The Sun itself is a third-generation star, born from the ashes of earlier stars that lived and died, enriching the galaxy with the fruits of their nuclear labor. The heavy elements present in our solar system have passed through at least one, if not several, cycles of stellar life and death, each cycle adding to the cosmic inventory available for planet formation.
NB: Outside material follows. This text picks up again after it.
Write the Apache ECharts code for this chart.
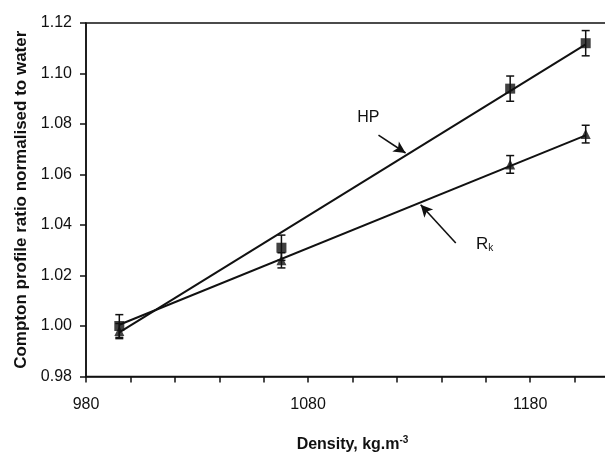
<!DOCTYPE html>
<html>
<head>
<meta charset="utf-8">
<script src="https://cdn.jsdelivr.net/npm/echarts@6/dist/echarts.min.js"></script>
<style>html,body{margin:0;padding:0;background:#fff}#c{width:605px;height:453px}</style>
</head>
<body>
<div id="c"></div>
<script>
// ---- data ----
var density = [995, 1068, 1171, 1205];
var hpValues = [1.000, 1.031, 1.094, 1.112];
var hpErrors = [0.0045, 0.005, 0.005, 0.005];
var rkValues = [0.998, 1.026, 1.064, 1.076];
var rkErrors = [0.003, 0.003, 0.0035, 0.0035];
var hpFitX = [995, 1205];
var hpFitY = [0.9975, 1.1115];
var rkFitX = [995, 1205];
var rkFitY = [1.0005, 1.0755];
var xTickLabels = [980, 1080, 1180];
var yTickLabels = ['0.98','1.00','1.02','1.04','1.06','1.08','1.10','1.12'];

var FONT = 'Liberation Sans, Arial, sans-serif';
function pairs(xs, ys){ return xs.map(function(x,i){ return [x, ys[i]]; }); }
function errData(xs, ys, es){ return xs.map(function(x,i){ return [x, ys[i]-es[i], ys[i]+es[i]]; }); }

function errorBar(params, api){
  var x = api.value(0), lo = api.value(1), hi = api.value(2);
  var pLo = api.coord([x, lo]), pHi = api.coord([x, hi]);
  var w = 4;
  var st = {stroke:'#111', lineWidth:1.5};
  return {type:'group', children:[
    {type:'line', shape:{x1:pLo[0], y1:pLo[1], x2:pHi[0], y2:pHi[1]}, style:st},
    {type:'line', shape:{x1:pLo[0]-w, y1:pLo[1], x2:pLo[0]+w, y2:pLo[1]}, style:st},
    {type:'line', shape:{x1:pHi[0]-w, y1:pHi[1], x2:pHi[0]+w, y2:pHi[1]}, style:st}
  ]};
}

var chart = echarts.init(document.getElementById('c'), null, {renderer:'canvas'});
var arrowLine = {color:'#111', width:1.6, type:'solid'};
chart.setOption({
  animation:false,
  backgroundColor:'#fff',
  grid:{left:86, right:-14, top:23, bottom:76.5, show:true, borderColor:'#111', borderWidth:1.5,
        backgroundColor:'transparent', containLabel:false, outerBoundsMode:'none'},
  xAxis:{
    type:'value', min:980, max:1220, interval:20,
    name:'Density, {n|kg.m}{s|-3}', nameLocation:'middle', nameGap:59,
    nameTextStyle:{fontFamily:FONT, fontSize:16, fontWeight:'bold', color:'#111',
      rich:{n:{fontFamily:FONT, fontSize:16, fontWeight:'bold', color:'#111'},
            s:{fontFamily:FONT, fontSize:10, fontWeight:'bold', color:'#111', verticalAlign:'top', padding:[0,0,9,0]}}},
    axisLine:{show:true, lineStyle:{color:'#111', width:1.5}},
    axisTick:{show:true, length:6, lineStyle:{color:'#111', width:1.5}},
    axisLabel:{fontFamily:FONT, fontSize:16, color:'#111', margin:20,
      formatter:function(v){ return xTickLabels.indexOf(v) >= 0 ? String(v) : ''; }},
    splitLine:{show:false}
  },
  yAxis:{
    type:'value', min:0.98, max:1.12, interval:0.02,
    name:'Compton profile ratio normalised to water', nameLocation:'middle', nameGap:56,
    nameTextStyle:{fontFamily:FONT, fontSize:17, fontWeight:'bold', color:'#111'},
    axisLine:{show:true, lineStyle:{color:'#111', width:1.5}},
    axisTick:{show:true, length:6, lineStyle:{color:'#111', width:1.5}},
    axisLabel:{fontFamily:FONT, fontSize:16, color:'#111', margin:14,
      formatter:function(v){ var s = v.toFixed(2); return yTickLabels.indexOf(s) >= 0 ? s : ''; }},
    splitLine:{show:false}
  },
  series:[
    {type:'line', data:pairs(hpFitX, hpFitY), symbol:'none', lineStyle:{color:'#111', width:2}, z:2,
      markLine:{silent:true, symbol:['none','arrow'], symbolSize:[9,12], lineStyle:arrowLine, label:{show:false},
        data:[[{coord:[1111.7,1.0756]},{coord:[1123.9,1.0685]}]]},
      markPoint:{silent:true, data:[{coord:[1107.1,1.0826], symbol:'circle', symbolSize:0,
        label:{show:true, position:'inside', formatter:'HP', fontFamily:FONT, fontSize:16, color:'#111'}}]}
    },
    {type:'line', data:pairs(rkFitX, rkFitY), symbol:'none', lineStyle:{color:'#111', width:2}, z:2,
      markLine:{silent:true, symbol:['none','arrow'], symbolSize:[9,12], lineStyle:arrowLine, label:{show:false},
        data:[[{coord:[1146.5,1.0329]},{coord:[1130.7,1.0480]}]]},
      markPoint:{silent:true, data:[{coord:[1159.5,1.0322], symbol:'circle', symbolSize:0,
        label:{show:true, position:'inside', formatter:'{r|R}{k|k}', color:'#111',
          rich:{r:{fontFamily:FONT, fontSize:17, color:'#111'}, k:{fontFamily:FONT, fontSize:10, color:'#111', verticalAlign:'bottom', padding:[8,0,0,0]}}}}]}
    },
    {type:'custom', renderItem:errorBar, data:errData(density, hpValues, hpErrors), z:3},
    {type:'custom', renderItem:errorBar, data:errData(density, rkValues, rkErrors), z:3},
    {type:'scatter', data:pairs(density, hpValues), symbol:'rect', symbolSize:10, itemStyle:{color:'#111'}, z:4},
    {type:'scatter', data:pairs(density, rkValues), symbol:'triangle', symbolSize:10, itemStyle:{color:'#111'}, z:4}
  ]
});
</script>
</body>
</html>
Consider the personal arithmetic of cosmic history. The 4 grams of iron in your blood, vital for the red coloration of haemoglobin and the transport of oxygen from your lungs to your cells, has a storied lineage. This iron was assembled in the core of a star that met its fiery end somewhere in the Milky Way's disk around nine billion years ago. The supernova explosion dispersed the iron into space, where it drifted for eons before being incorporated into the molecular cloud that gave birth to our solar system. As Earth formed and differentiated, the iron became part of its geochemical and biological cycles, eventually finding its way into you. Though gaps remain in this cosmic narrative, each link in the chain is a testament to the intricate dance of matter that bridges the heavens and life on Earth.
References
- Burbidge, E. M., Burbidge, G. R., Fowler, W. A., & Hoyle, F. (1957). Synthesis of the Elements in Stars. Reviews of Modern Physics, 29(4), 547–650.
- Abbott, B. P., et al. [LIGO/Virgo + electromagnetic follow-up collaborations] (2017). Multi-messenger observations of a binary neutron star merger. ApJL, 848(2), L12.
- Pian, E., et al. (2017). Spectroscopic identification of r-process nucleosynthesis in a double neutron-star merger. Nature, 551, 67–70.
- NASA Cosmicopia overview of stellar nucleosynthesis.